Para evitar suspicacias, no lo dejemos para el final: el talento, ingenio y dominio de la
técnica de Rubén Martín Giráldez es extraordinario. Su ambición y
voluntad de estilo, su apuesta por el lenguaje y la exploración
literaria son incuestionables.
Eso no lo discuten ni
sus detractores (aunque sorprende lo escondidos que están). O
precisamente ahí reside el quid del asunto. El libro es tan feroz en su
crítica a la mediocridad reinante (del castellano, de la literatura, y
de todos los agentes involucrados), y su poética es tan manifiestamente
pretenciosa, agresiva y sofisticada que nadie, y mucho menos la
crítica, se atreve a cuestionarlo, pues corre el riesgo de ponerse en
evidencia.
La prosa de Martín Giráldez es apabullante,
pero seamos francos, no hay un ápice de originalidad ni sorpresa ni en
los blancos de sus críticas a diestro y siniestro, ni en sus argumentos,
que son fundamentalmente generalizaciones y clichés.
Llega
un punto en que el virtuosismo técnico y la exuberancia lingüística no
son suficientes para llevar adelante la narración, y la pomposa farsa
barroca se desinfla sin remedio de la mitad en adelante, y hablamos de
un libro que a duras penas suma 100 páginas.
La
idolatría de la literatura experimental estadounidense y de Ben Marcus
en particular, bien sea ejercida por el autor o el narrador (distintos,
insiste Martín Giráldez), acaba siendo irritante, por cansina e
innecesaria. También intrascendente. Todo esto solo se la pone dura a
los doctorandos que habitan entre el polvo y las polillas de la facultad
de Filología, sin pisar el césped ni ver jamás la luz del sol.
Por
otra parte, por más que el autor lo niegue, es evidente que, bufonadas y
exageraciones aparte, el libro está cargado con las opiniones y
prejuicios del propio Martín Giráldez. De hecho, le he leído en
entrevistas párrafos extraídos casi literalmente de la novela. Su
vanidad y engreímiento no tienen límites, su ambición y exigencia
tampoco, cierto. Sin embargo, si los tienen su rigor y su amplitud
focal. No puedes soltar todo eso por tu bocaza y luego decir que no
conoces bien el panorama literario español. Bueno, puedes, pero es como
mínimo poco decoroso. Tampoco puedes señalar el camino de la exploración
literaria como si solo hubiera un camino. Bueno, puedes, pero lo idóneo
es que cada uno explore por dónde le venga en gana, ¿no? Y finalmente,
no puedes reducirlo todo a una cuestión de megalomanía, tipo "Si no te
crees un genio, no nos hagas leer tus escritos". Para empezar, aquí
nadie hace leer nada a nadie (ya quisiéramos). Para seguir, no veo qué
problema supone para nadie que la gente escriba.

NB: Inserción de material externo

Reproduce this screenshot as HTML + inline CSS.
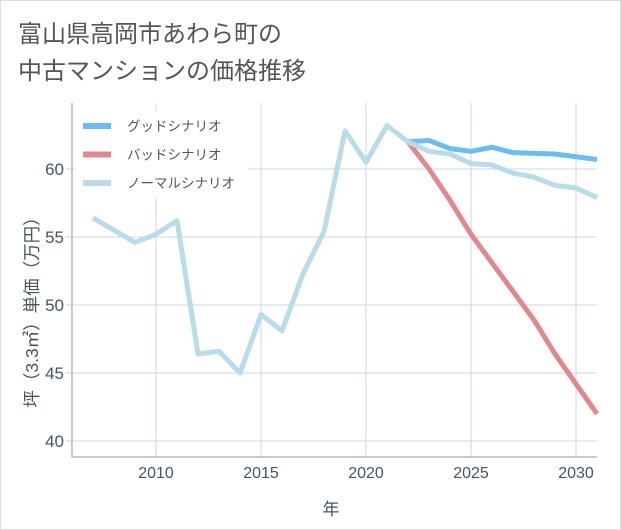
<!DOCTYPE html>
<html><head><meta charset="utf-8"><style>
body{margin:0;background:#fff;}
#wrap{width:619px;height:528px;border:1px solid #ddd;position:relative;font-family:"Liberation Sans","Noto Sans CJK JP",sans-serif;}
</style></head><body>
<div id="wrap">
<svg id="chart" width="621" height="530" style="position:absolute;left:-1px;top:-1px">
<text x="18" y="42" font-size="24" fill="#555" font-family="Liberation Sans,Noto Sans CJK JP,sans-serif">富山県高岡市あわら町の</text>
<text x="18" y="79" font-size="24" fill="#555" font-family="Liberation Sans,Noto Sans CJK JP,sans-serif">中古マンションの価格推移</text>
<g id="grid"></g><g id="axes"></g><g id="series"></g><g id="legend"></g>
<text x="331" y="515" font-size="17" fill="#445566" text-anchor="middle" font-family="Liberation Sans,Noto Sans CJK JP,sans-serif">年</text>
<text transform="translate(38,308) rotate(-90)" font-size="17.5" fill="#445566" text-anchor="middle" font-family="Liberation Sans,Noto Sans CJK JP,sans-serif">坪（3.3㎡）単価（万円）</text>
</svg>
</div>
<script>
const years=[2007,2008,2009,2010,2011,2012,2013,2014,2015,2016,2017,2018,2019,2020,2021,2022,2023,2024,2025,2026,2027,2028,2029,2030,2031];
const normal=[56.4,55.5,54.6,55.2,56.2,46.4,46.6,45.0,49.3,48.1,52.3,55.4,62.8,60.5,63.2,62.0,61.3,61.1,60.4,60.3,59.7,59.4,58.8,58.6,57.9];
const futureYears=[2022,2023,2024,2025,2026,2027,2028,2029,2030,2031];
const good=[62.0,62.1,61.5,61.3,61.6,61.2,61.15,61.1,60.9,60.7];
const bad=[62.0,60.0,57.7,55.2,53.1,51.0,48.9,46.4,44.2,42.0];
const xTicks=[2010,2015,2020,2025,2030];
const yTicks=[40,45,50,55,60];
const NS='http://www.w3.org/2000/svg';
const L=72,R=597,T=103,B=457;
const x=v=>156+(v-2010)*21;
const y=v=>169+(60-v)*13.6;
function mk(tag,attrs,parent){const e=document.createElementNS(NS,tag);for(const k in attrs)e.setAttribute(k,attrs[k]);parent.appendChild(e);return e;}
const grid=document.getElementById('grid'),axes=document.getElementById('axes'),ser=document.getElementById('series'),leg=document.getElementById('legend');
xTicks.forEach(t=>{const l=mk('line',{x1:x(t),x2:x(t),y1:T,y2:B,stroke:'#c8d8e6','stroke-width':1},grid);


const tx=mk('text',{x:x(t),y:B+21,'font-size':16,fill:'#445566','text-anchor':'middle'},axes);tx.textContent=t;

});
yTicks.forEach(t=>{const l=mk('line',{x1:L-6,x2:R,y1:y(t),y2:y(t),stroke:'#c8d8e6','stroke-width':1},grid);


const tx=mk('text',{x:L-8,y:y(t)+6,'font-size':17,fill:'#445566','text-anchor':'end'},axes);tx.textContent=t;

});
const ax=mk('path',{d:`M${L},${T}V${B}H${R}`,fill:'none',stroke:'#8899aa','stroke-width':1},axes);


function line(xs,vs,color,name){const p=mk('polyline',{points:xs.map((v,i)=>x(v)+','+y(vs[i])).join(' '),fill:'none',stroke:color,'stroke-width':5,'stroke-linejoin':'round'},ser);

}
line(futureYears,good,'#6bbcf0','good-scenario-line');
line(futureYears,bad,'#e08890','bad-scenario-line');
line(years,normal,'#b8dcea','normal-scenario-line');
const bg=mk('rect',{x:76,y:111,width:172,height:86,fill:'#fff'},leg);


[['グッドシナリオ','#6bbcf0'],['バッドシナリオ','#e08890'],['ノーマルシナリオ','#b8dcea']].forEach((d,i)=>{
const yy=126+i*28.5;
const r=mk('rect',{x:83,y:yy-3,width:28,height:6,fill:d[1]},leg);


const t=mk('text',{x:127,y:yy+5,'font-size':13.5,fill:'#555'},leg);t.textContent=d[0];

});
</script>
</body></html>
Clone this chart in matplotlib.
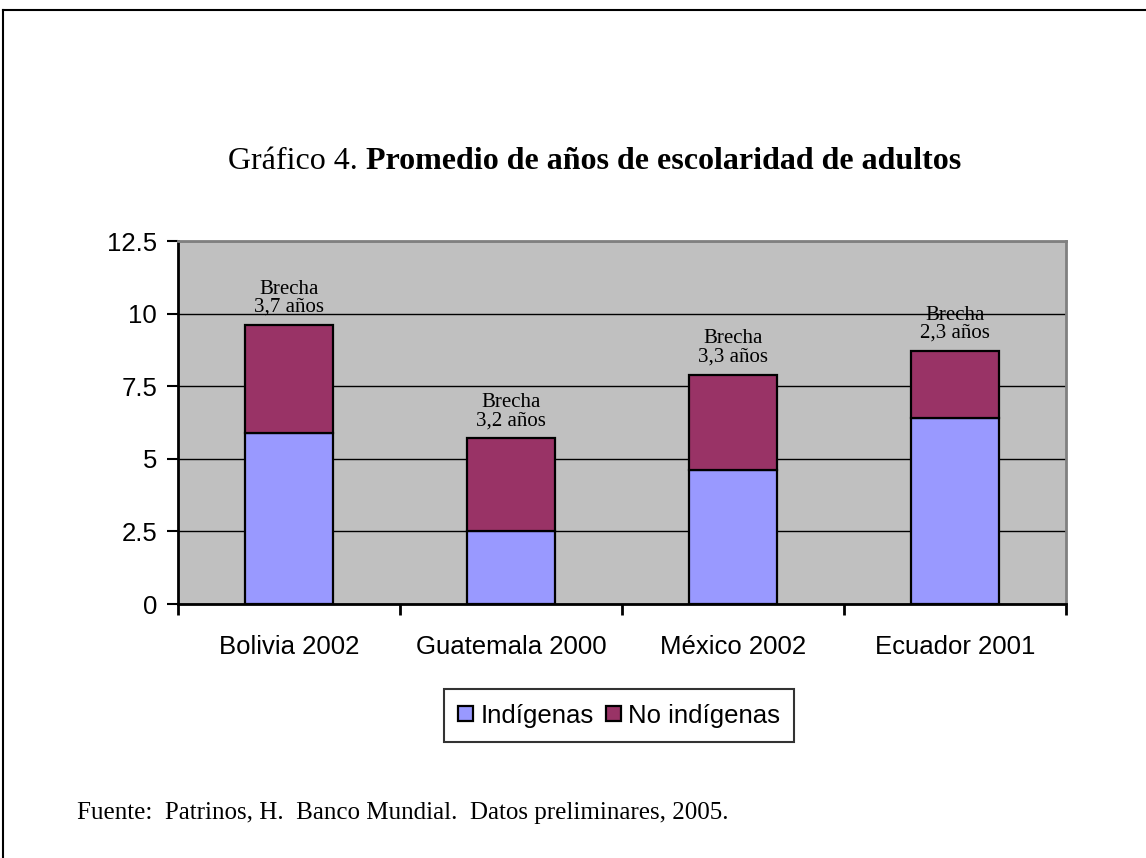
import numpy as np
import matplotlib.pyplot as plt
from matplotlib.lines import Line2D

# datos
paises = ['Bolivia 2002', 'Guatemala 2000', 'México 2002', 'Ecuador 2001']
indigenas = [5.9, 2.5, 4.6, 6.4]
brecha = [3.7, 3.2, 3.3, 2.3]   # no indígenas = indígenas + brecha
yticks = [0, 2.5, 5, 7.5, 10, 12.5]

c_ind = '#9999FF'
c_noind = '#993366'

fig = plt.figure(figsize=(11.46, 8.58), dpi=100)
ax = fig.add_axes([0.1553, 0.2960, 0.7749, 0.4231])
ax.set_facecolor('#C0C0C0')

x = np.arange(len(paises))
ax.bar(x, indigenas, width=0.4, color=c_ind, edgecolor='black', linewidth=1.6,
       label='Indígenas', zorder=3)
ax.bar(x, brecha, width=0.4, bottom=indigenas, color=c_noind, edgecolor='black',
       linewidth=1.6, label='No indígenas', zorder=3)

for i in range(len(paises)):
    top = indigenas[i] + brecha[i]
    ax.annotate('Brecha\n' + ('%.1f' % brecha[i]).replace('.', ',') + ' años',
                xy=(x[i], top), xytext=(0, 6), textcoords='offset points',
                ha='center', va='bottom', fontsize=15, family='Liberation Serif',
                linespacing=0.95, zorder=4)

ax.set_xlim(-0.5, len(paises) - 0.5)
ax.set_ylim(0, 12.5)
ax.set_yticks(yticks)
ax.set_yticklabels(['0', '2.5', '5', '7.5', '10', '12.5'])
ax.yaxis.grid(True, color='black', linewidth=1.0, zorder=1)
ax.set_axisbelow(True)

ax.set_xticks(x)
ax.set_xticklabels(paises)
ax.set_xticks(np.arange(-0.5, len(paises)), minor=True)
ax.tick_params(axis='x', which='major', length=0, pad=22)
ax.tick_params(axis='x', which='minor', length=8, width=2, direction='out')
ax.tick_params(axis='y', length=8, width=1.5, direction='out', pad=7)
for lab in ax.get_xticklabels() + ax.get_yticklabels():
    lab.set_fontfamily('Liberation Sans')
    lab.set_fontsize(18.5)

ax.spines['left'].set_linewidth(2)
ax.spines['bottom'].set_linewidth(2)
ax.spines['top'].set_color('#808080')
ax.spines['right'].set_color('#808080')
ax.spines['top'].set_linewidth(2)
ax.spines['right'].set_linewidth(2)

leg = ax.legend(loc='upper center', bbox_to_anchor=(0.497, -0.2), ncol=2,
                frameon=True, fancybox=False, edgecolor='black',
                prop={'family': 'Liberation Sans', 'size': 18.5},
                handlelength=0.55, handleheight=0.55, handletextpad=0.3,
                columnspacing=0.5, borderpad=0.55)
leg.get_frame().set_linewidth(1.5)

t1 = fig.text(0.199, 0.812, 'Gráfico 4. ', fontsize=23, family='Liberation Serif',
              ha='left', va='center')
fig.canvas.draw()
bb = t1.get_window_extent()
fig.text(bb.x1 / fig.bbox.width, 0.812,
         'Promedio de años de escolaridad de adultos', fontsize=23,
         family='Liberation Serif', weight='bold', ha='left', va='center')

fig.text(0.067, 0.052, 'Fuente:  Patrinos, H.  Banco Mundial.  Datos preliminares, 2005.',
         fontsize=18, family='Liberation Serif', ha='left', va='center')

# marco exterior
fig.add_artist(Line2D([0.003, 1.0], [0.988, 0.988], color='black', linewidth=1.5))
fig.add_artist(Line2D([0.003, 0.003], [0.0, 0.988], color='black', linewidth=1.5))

fig.savefig('out.png', dpi=100)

Cada texto no puede ni
debe suponer una aportación imprecindible a la historia de la
literatura. Que yo no sea un genio literario no significa que no pueda
escribir, del mismo modo que el hecho de que no sea tan buen amante como
Nacho Vidal no significa que no pueda hacer el amor.
Al
contrario del elitismo que postula Martín Giráldez tanto en la novela
como en las entrevistas (su utopía de lectores que solo leen libros tan
buenos como el suyo), yo reivindico que todo el mundo lea (lo que le dé
la gana), que todo el mundo escriba (lo que le dé la gana), y lo más importante, que todo el mundo folle hasta quedarse ciego.
Magistral
es, por encima de sus demás virtudes, un perfecto ejercicio de autobombo. Y está
funcionando a las mil maravillas. Si te parece bien, Martín Giráldez
tenía razón (en lo bueno que es). Si te parece mal, también (eso es lo
que él pretendía, cabrearte).
A pesar de todos los
pesares: un libro estimulante, con una lengua viva y llena de veneno, y
que merece la pena leer, aunque solo sea por lo que está dando que
hablar (y me temo que todos los que hablan lo hacen siendo fieles a los
estereotipos criticados en la novela, dándose la razón los unos a los
otros sobre su valor artístico incalculable sonriendo nerviosos ante la
posibilidad de que alguien se salga del guion y sean cogidos in
fraganti).
Consejo del día: debe leerse de corrido y en voz alta, y sin diccionarios a mano.
Mi pronóstico (hay que mojarse): dentro de diez años nadie lo recordará.